Llegamos, communque, al restorán, que fue, una vez más, deputamadre, frente al mar, como a sesenta metros encima del mismo (mar), al aire libre... Manducamos unos mejillones brasileiros, o sea como quelonios, en un molho entuavía más exquisito (en el sentido castellano, porque para ellos naquever) que los bivalvos neocelandeses de la víspera. Luego, aplacados ya el hambre y los ánimos, hubimos de retornar, para arriba, para abajo, para atrás, para adelante, a la derecha y a la izquierda al ferry. Solo que al mando de Udo, de forma de dar al Rolls y a a criança la oportunidad de salvar, si era posible aún, el agonizante protocadáver de aquella relación rodeada de peces, menester al que se aplicaron con meritoria fruición para mayor comodidad de la Malu/ú que pudo repantigarse en las tres cuartas partes del asiento que le quedó para ella solita. Solo frente al volante y la ruta, Udo depuso su automovilística teutonía y dentró a guapear en las curvas, amedrentando a unos y desafiando a otros, lo cual le valió, a su turno, las filípicas de Malu/ú. Y yo, riendo último con toda fruición, bendije nomás al cielo por andar con las manos vacías.

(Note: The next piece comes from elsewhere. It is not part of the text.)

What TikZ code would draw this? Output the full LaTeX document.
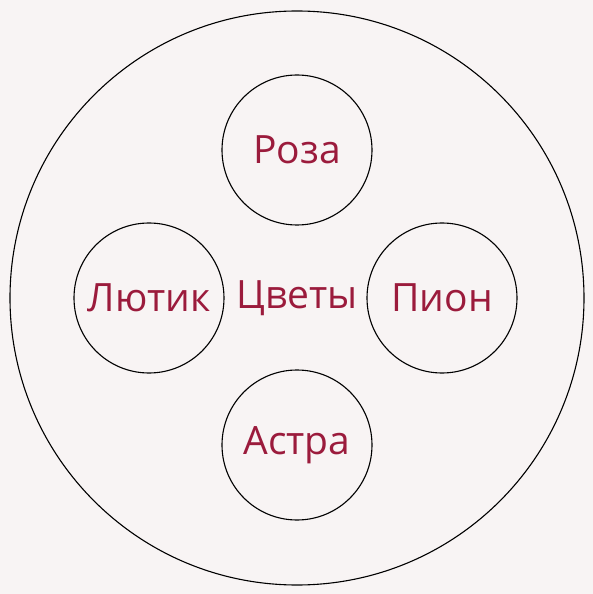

Y así, curva va, curva viene, para adelante y para atrás, pero básicamente cuesta arriba llegamos al ariopuerto de Mangrullos, donde nos abrazamos todos tiernamente (es decir, todos, pero de a uno, a mí solo y viceversa).

Y yo tomé mi avión (bueno, mío lo que se dice mío no, porque era de Lufthansa), y aterricé en Frankfurt, y volvía tomar mi avión, y aterricé en Viena, y escribí esta crónica.